As for the character of those whose “philosophy” is criticized in the letter, McKnight labels them “halakhic mystics” or “Torah-shaped transcendentalists” (p. 32): those who believe that wisdom and life can be found in Jewish law and practices, and in mystical experience (including encounters with cosmic powers), rather than in the crucified and resurrected cosmic Messiah Jesus. The fullness of God in Christ means that those who have been baptized into Christ and walk in him have the full experience of God.

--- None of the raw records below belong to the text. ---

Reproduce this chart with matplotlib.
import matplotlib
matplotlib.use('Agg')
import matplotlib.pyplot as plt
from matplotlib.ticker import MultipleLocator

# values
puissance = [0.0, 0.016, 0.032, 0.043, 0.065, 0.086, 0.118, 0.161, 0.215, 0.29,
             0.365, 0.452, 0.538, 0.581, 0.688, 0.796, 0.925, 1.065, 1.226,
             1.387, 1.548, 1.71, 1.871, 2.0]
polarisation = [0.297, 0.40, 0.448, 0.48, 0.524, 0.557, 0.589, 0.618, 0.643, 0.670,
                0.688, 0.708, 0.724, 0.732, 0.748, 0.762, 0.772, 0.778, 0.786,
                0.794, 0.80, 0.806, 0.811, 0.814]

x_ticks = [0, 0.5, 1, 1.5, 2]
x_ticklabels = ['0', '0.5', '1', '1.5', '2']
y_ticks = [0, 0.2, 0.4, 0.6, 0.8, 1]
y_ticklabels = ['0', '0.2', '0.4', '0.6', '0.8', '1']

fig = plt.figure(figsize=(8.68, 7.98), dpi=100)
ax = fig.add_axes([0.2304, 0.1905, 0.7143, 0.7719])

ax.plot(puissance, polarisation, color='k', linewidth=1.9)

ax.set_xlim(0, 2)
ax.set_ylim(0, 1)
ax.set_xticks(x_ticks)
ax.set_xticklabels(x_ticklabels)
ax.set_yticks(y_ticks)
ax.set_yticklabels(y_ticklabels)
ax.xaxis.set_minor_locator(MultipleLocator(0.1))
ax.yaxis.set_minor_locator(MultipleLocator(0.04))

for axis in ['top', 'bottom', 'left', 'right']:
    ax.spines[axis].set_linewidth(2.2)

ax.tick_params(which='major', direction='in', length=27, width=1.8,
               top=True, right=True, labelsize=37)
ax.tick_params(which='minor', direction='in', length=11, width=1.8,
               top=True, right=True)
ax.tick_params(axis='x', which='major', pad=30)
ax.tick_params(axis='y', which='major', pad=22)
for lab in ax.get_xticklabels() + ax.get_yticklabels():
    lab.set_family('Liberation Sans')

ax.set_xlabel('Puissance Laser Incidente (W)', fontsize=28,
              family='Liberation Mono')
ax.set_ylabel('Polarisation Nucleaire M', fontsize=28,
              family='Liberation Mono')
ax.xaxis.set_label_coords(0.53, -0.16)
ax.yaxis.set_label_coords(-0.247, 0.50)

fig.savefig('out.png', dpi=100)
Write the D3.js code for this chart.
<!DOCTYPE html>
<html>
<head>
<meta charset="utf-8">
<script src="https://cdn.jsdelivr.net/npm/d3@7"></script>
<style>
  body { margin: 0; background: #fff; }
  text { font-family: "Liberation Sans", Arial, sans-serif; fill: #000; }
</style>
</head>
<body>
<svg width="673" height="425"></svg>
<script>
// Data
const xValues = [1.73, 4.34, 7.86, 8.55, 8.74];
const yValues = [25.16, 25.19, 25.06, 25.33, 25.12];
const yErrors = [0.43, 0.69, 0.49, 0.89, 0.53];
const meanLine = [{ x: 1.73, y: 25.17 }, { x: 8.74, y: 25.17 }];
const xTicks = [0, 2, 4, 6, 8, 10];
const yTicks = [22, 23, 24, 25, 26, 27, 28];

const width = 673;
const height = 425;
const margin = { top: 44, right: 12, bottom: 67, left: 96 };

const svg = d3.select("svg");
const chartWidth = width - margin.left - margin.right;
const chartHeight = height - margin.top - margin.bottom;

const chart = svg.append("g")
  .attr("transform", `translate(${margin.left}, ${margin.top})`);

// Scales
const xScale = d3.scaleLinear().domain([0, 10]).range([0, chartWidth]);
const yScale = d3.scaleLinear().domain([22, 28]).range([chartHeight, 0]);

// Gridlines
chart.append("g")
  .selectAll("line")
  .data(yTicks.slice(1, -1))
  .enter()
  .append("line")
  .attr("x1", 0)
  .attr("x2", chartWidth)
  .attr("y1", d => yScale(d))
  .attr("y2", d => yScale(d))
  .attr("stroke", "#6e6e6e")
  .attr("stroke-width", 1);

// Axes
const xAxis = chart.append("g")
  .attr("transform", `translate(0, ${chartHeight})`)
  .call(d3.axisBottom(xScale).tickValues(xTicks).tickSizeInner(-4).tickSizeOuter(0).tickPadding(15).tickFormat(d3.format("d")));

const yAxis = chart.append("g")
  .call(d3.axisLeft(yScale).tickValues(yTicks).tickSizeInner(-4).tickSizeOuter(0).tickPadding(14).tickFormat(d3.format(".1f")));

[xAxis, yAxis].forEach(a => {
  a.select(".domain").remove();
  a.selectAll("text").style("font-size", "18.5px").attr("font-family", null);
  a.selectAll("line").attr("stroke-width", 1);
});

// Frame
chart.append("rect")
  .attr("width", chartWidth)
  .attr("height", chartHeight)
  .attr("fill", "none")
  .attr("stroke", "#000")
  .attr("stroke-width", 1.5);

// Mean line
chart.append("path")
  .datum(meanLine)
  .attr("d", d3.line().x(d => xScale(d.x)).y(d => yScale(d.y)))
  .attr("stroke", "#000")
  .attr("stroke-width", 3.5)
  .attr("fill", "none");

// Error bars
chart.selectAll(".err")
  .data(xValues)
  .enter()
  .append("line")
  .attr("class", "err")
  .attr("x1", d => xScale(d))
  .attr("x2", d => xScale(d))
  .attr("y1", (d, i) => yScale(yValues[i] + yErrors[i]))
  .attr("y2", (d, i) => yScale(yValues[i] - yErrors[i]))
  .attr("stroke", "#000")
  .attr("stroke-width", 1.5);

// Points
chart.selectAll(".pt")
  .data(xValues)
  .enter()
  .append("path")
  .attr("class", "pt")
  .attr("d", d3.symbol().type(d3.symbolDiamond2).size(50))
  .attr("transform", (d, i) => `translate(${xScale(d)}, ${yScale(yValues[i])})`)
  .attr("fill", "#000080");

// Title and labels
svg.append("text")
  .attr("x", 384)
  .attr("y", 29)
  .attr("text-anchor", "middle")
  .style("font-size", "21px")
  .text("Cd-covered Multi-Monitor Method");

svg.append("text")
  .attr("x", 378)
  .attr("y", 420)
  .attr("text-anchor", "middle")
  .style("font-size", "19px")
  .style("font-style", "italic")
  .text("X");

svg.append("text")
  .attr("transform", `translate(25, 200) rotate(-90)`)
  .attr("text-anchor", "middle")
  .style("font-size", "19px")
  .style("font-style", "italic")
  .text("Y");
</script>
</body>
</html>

For McKnight, then, as for many interpreters of Colossians, Christology is the rhetorical and theological entrance into the letter. This Christology—indeed, this “christological monotheism”—is found in the hymn of 1:15–20 as well as other key texts (e.g., 2:3, 9). In a summary phrase, McKnight says Colossians proclaims that “King Jesus rules the cosmos” (p. 2). More fully, this means that “God has conquered the powers, delivered all humans from sin and its powers, and reconciled the entire cosmos to himself in, through, and under Christ” (p. 3). Paul is not, however, directly taking on Rome as if he were writing an anti-imperial diatribe.
Growing organically out of this christological starting point is McKnight’s interpretation of the ecclesiology and ethic found in the letter. Emphasizing what he calls the ecclesial and missional focus of the letter, he calls the church in Colossians an “embodied manifestation of cosmic reconciliation” (p. 58). It is not the replacement of Israel, but an expansion of God’s people. Arguing against certain common modern readings of Colossians, he finds the letter’s ethic, including its household code (or Christian-family guidelines; 3:18–4:1), to be a fundamental challenge to the Roman way of status, hierarchy, honor, and domination. The holy people of the new creation are to live and love “in the Lord,” meaning in a Christoform pattern. The commentary proper both substantiates and fleshes out these basic perspectives.

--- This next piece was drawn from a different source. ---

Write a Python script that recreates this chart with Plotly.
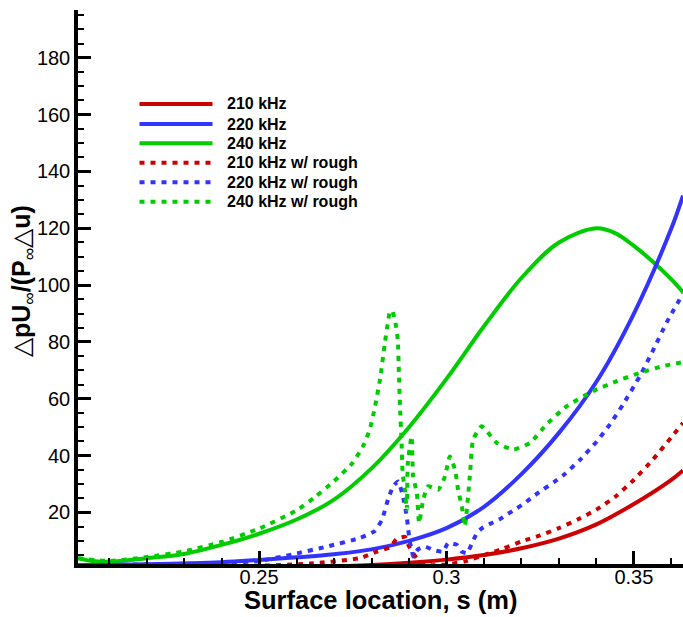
import plotly.graph_objects as go

# Surface location s (m) and normalized pressure response for each case
s_210 = [0.2017, 0.2500, 0.2700, 0.2800, 0.2900, 0.3000, 0.3100, 0.3200, 0.3300,
         0.3400, 0.3500, 0.3600, 0.3631]
dp_210 = [0.3, 0.5, 1.0, 1.5, 2.3, 3.4, 5.0, 7.4, 10.8,
          15.8, 23.0, 31.5, 34.8]

s_220 = [0.2017, 0.2200, 0.2400, 0.2500, 0.2600, 0.2700, 0.2800, 0.2900, 0.3000,
         0.3100, 0.3200, 0.3300, 0.3400, 0.3500, 0.3600, 0.3631]
dp_220 = [1.5, 1.8, 2.5, 3.3, 4.2, 5.3, 7.0, 10.0, 14.5,
          22.0, 33.5, 48.0, 66.0, 90.0, 120.0, 131.5]

s_240 = [0.2017, 0.2050, 0.2100, 0.2200, 0.2300, 0.2400, 0.2500, 0.2600, 0.2700,
         0.2800, 0.2900, 0.3000, 0.3100, 0.3200, 0.3300, 0.3400, 0.3450, 0.3500,
         0.3550, 0.3600, 0.3631]
dp_240 = [3.9, 3.0, 2.7, 3.9, 5.4, 8.6, 12.5, 17.5, 24.5,
          35.5, 50.0, 67.0, 85.5, 102.5, 115.0, 120.0, 118.3, 113.8,
          108.3, 102.0, 97.5]

s_210r = [0.2017, 0.2400, 0.2636, 0.2769, 0.2814, 0.2849, 0.2867, 0.2889, 0.2898,
          0.2911, 0.2921, 0.2943, 0.3000, 0.3050, 0.3100, 0.3150, 0.3200, 0.3250,
          0.3300, 0.3350, 0.3400, 0.3450, 0.3500, 0.3550, 0.3600, 0.3631]
dp_210r = [0.3, 0.8, 2.0, 3.9, 6.2, 7.8, 10.6, 11.4, 8.6,
           5.7, 3.9, 1.5, 1.7, 2.8, 5.0, 7.2, 9.8, 11.9,
           14.5, 17.5, 21.0, 25.5, 31.5, 38.5, 46.5, 51.5]

s_220r = [0.2017, 0.2200, 0.2400, 0.2500, 0.2591, 0.2681, 0.2769, 0.2809, 0.2828,
          0.2844, 0.2857, 0.2871, 0.2884, 0.2894, 0.2898, 0.2903, 0.2907, 0.2911,
          0.2924, 0.2943, 0.2964, 0.2991, 0.3004, 0.3028, 0.3041, 0.3055, 0.3068,
          0.3081, 0.3095, 0.3121, 0.3143, 0.3164, 0.3188, 0.3209, 0.3231, 0.3311,
          0.3356, 0.3401, 0.3436, 0.3471, 0.3516, 0.3551, 0.3588, 0.3631]
dp_220r = [1.5, 1.7, 2.2, 2.9, 5.3, 8.0, 11.0, 13.5, 17.5,
           24.5, 29.0, 30.9, 25.6, 18.6, 13.9, 9.2, 7.4, 4.5,
           7.0, 8.0, 6.8, 6.2, 9.2, 8.6, 6.2, 5.7, 9.2,
           12.7, 14.5, 16.3, 17.7, 19.5, 21.5, 23.3, 25.6, 33.0,
           38.5, 45.0, 51.0, 58.0, 68.0, 77.0, 87.0, 97.0]

s_240r = [0.2017, 0.2100, 0.2200, 0.2300, 0.2400, 0.2500, 0.2600, 0.2650, 0.2700,
          0.2750, 0.2780, 0.2796, 0.2809, 0.2823, 0.2836, 0.2844, 0.2849, 0.2855,
          0.2863, 0.2870, 0.2873, 0.2876, 0.2880, 0.2883, 0.2889, 0.2894, 0.2897,
          0.2907, 0.2911, 0.2921, 0.2927, 0.2938, 0.2951, 0.2978, 0.2996, 0.3009,
          0.3023, 0.3031, 0.3041, 0.3049, 0.3063, 0.3071, 0.3094, 0.3134, 0.3178,
          0.3223, 0.3267, 0.3321, 0.3391, 0.3454, 0.3516, 0.3578, 0.3631]
dp_240r = [3.9, 2.9, 4.3, 6.3, 9.6, 14.3, 20.7, 25.5, 31.0,
           37.5, 44.0, 49.5, 57.0, 67.0, 80.0, 87.0, 90.5, 91.0,
           87.4, 80.9, 69.2, 57.4, 45.6, 33.9, 28.0, 21.0, 37.5,
           46.8, 32.7, 26.8, 16.3, 24.5, 29.2, 28.0, 32.7, 39.7,
           35.0, 28.0, 22.1, 15.1, 33.9, 45.6, 50.3, 44.5, 42.1,
           44.5, 51.0, 57.4, 62.7, 66.2, 69.1, 71.5, 72.9]

legend_labels = ["210 kHz", "220 kHz", "240 kHz",
                 "210 kHz w/ rough", "220 kHz w/ rough", "240 kHz w/ rough"]

x_range = [0.2017, 0.3631]
y_range = [1.86, 196.8]

RED, BLUE, GREEN = "#cc0000", "#3333ff", "#00cc00"
DOT = "5px,6px"
FONT = "Liberation Sans, Arial, Helvetica, sans-serif"
W, H = 683, 617
ML, MR, MT, MB = 78, 0, 10, 53

style = {
    "210 kHz": (RED, "solid"),
    "220 kHz": (BLUE, "solid"),
    "240 kHz": (GREEN, "solid"),
    "210 kHz w/ rough": (RED, DOT),
    "220 kHz w/ rough": (BLUE, DOT),
    "240 kHz w/ rough": (GREEN, DOT),
}
data = {
    "210 kHz": (s_210, dp_210),
    "220 kHz": (s_220, dp_220),
    "240 kHz": (s_240, dp_240),
    "210 kHz w/ rough": (s_210r, dp_210r),
    "220 kHz w/ rough": (s_220r, dp_220r),
    "240 kHz w/ rough": (s_240r, dp_240r),
}
draw_order = ["240 kHz", "210 kHz", "220 kHz",
              "210 kHz w/ rough", "220 kHz w/ rough", "240 kHz w/ rough"]

fig = go.Figure()
for name in draw_order:
    color, dash = style[name]
    xs, ys = data[name]
    fig.add_trace(go.Scatter(
        x=xs, y=ys, mode="lines", name=name, showlegend=False,
        line=dict(color=color, width=4, dash=dash, shape="spline",
                  smoothing=1.0 if dash == "solid" else 0.5),
    ))

# Hand-drawn legend block: long line samples followed by bold labels
plot_w = W - ML - MR
plot_h = H - MT - MB

def px_x(px):
    return (px - ML) / plot_w

def px_y(py):
    return (H - MB - py) / plot_h

row_y = [104, 124, 143.3, 162.7, 182.3, 201.7]
for name, py in zip(legend_labels, row_y):
    color, dash = style[name]
    fig.add_shape(type="line", xref="paper", yref="paper",
                  x0=px_x(139.5), x1=px_x(212.5), y0=px_y(py), y1=px_y(py),
                  line=dict(color=color, width=4, dash=dash))
    fig.add_annotation(xref="paper", yref="paper", x=px_x(225), y=px_y(py),
                       xanchor="left", yanchor="middle", showarrow=False,
                       text="<b>" + name + "</b>",
                       font=dict(family=FONT, size=16, color="black"))

# Axis titles
fig.add_annotation(xref="paper", yref="paper", x=0.5, y=px_y(600),
                   xanchor="center", yanchor="middle", showarrow=False,
                   text="<b>Surface location, s (m)</b>",
                   font=dict(family=FONT, size=25.5, color="black"))
nw = "<span style='font-weight:normal'>"
fig.add_annotation(xref="paper", yref="paper", x=px_x(23), y=px_y(281),
                   xanchor="center", yanchor="middle", showarrow=False,
                   textangle=-90,
                   text="<b>" + nw + "△</span>pU<sub>" + nw + "∞</span></sub>/(P<sub>"
                        + nw + "∞</span></sub>" + nw + "△</span>u)</b>",
                   font=dict(family=FONT, size=25, color="black"))

axis_common = dict(
    showline=True, linecolor="black", linewidth=3.5, mirror=False,
    ticks="inside", ticklen=13, tickwidth=3, tickcolor="black",
    showgrid=False, zeroline=False,
    tickfont=dict(family=FONT, size=20, color="black"),
)

fig.update_xaxes(range=x_range, tick0=0.25, dtick=0.05, tickformat=".2~f",
                 ticklabelstandoff=-8,
                 minor=dict(ticks="inside", ticklen=6, tickwidth=1.5,
                            tickcolor="black", dtick=0.01, tick0=0.2,
                            showgrid=False),
                 **axis_common)
fig.update_yaxes(range=y_range, tick0=0, dtick=20,
                 ticklabelstandoff=0,
                 minor=dict(ticks="inside", ticklen=6, tickwidth=1.5,
                            tickcolor="black", dtick=5, tick0=0,
                            showgrid=False),
                 **axis_common)

fig.update_layout(
    width=W, height=H,
    margin=dict(l=ML, r=MR, t=MT, b=MB, pad=0),
    paper_bgcolor="white", plot_bgcolor="white",
    font=dict(family=FONT, color="black"),
    showlegend=False,
)

fig.write_html("out.html")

The strengths of McKnight’s exegesis are many. He provides a rich theological exposition of each part of the text in its various contexts—those of the letter itself, Pauline theology more broadly, Second Temple Jewish literature, and the entire scriptural narrative. Words such as grace, wisdom, firstborn, fullness, and submission receive sophisticated in-depth analysis, going beyond traditional “word studies.” For the most difficult passages (e.g., “completing Christ’s sufferings” in 1:24; the household code), McKnight presents key aspects of the interpretative tradition before arguing his own case.
McKnight’s ecclesial (rather than merely individualistic) and missional focus is especially welcome, as is his reading of the household code as a Christoform challenge to ancient Roman—and many modern/postmodern—values and practices. Furthermore, McKnight rightly perceives and describes Paul’s own missionary vision and pastoral heart throughout the letter.
Preachers and teachers of these two letters are in Scot McKnight’s debt. Both commentaries challenge us to grapple with Paul’s writings so that they may speak anew to us.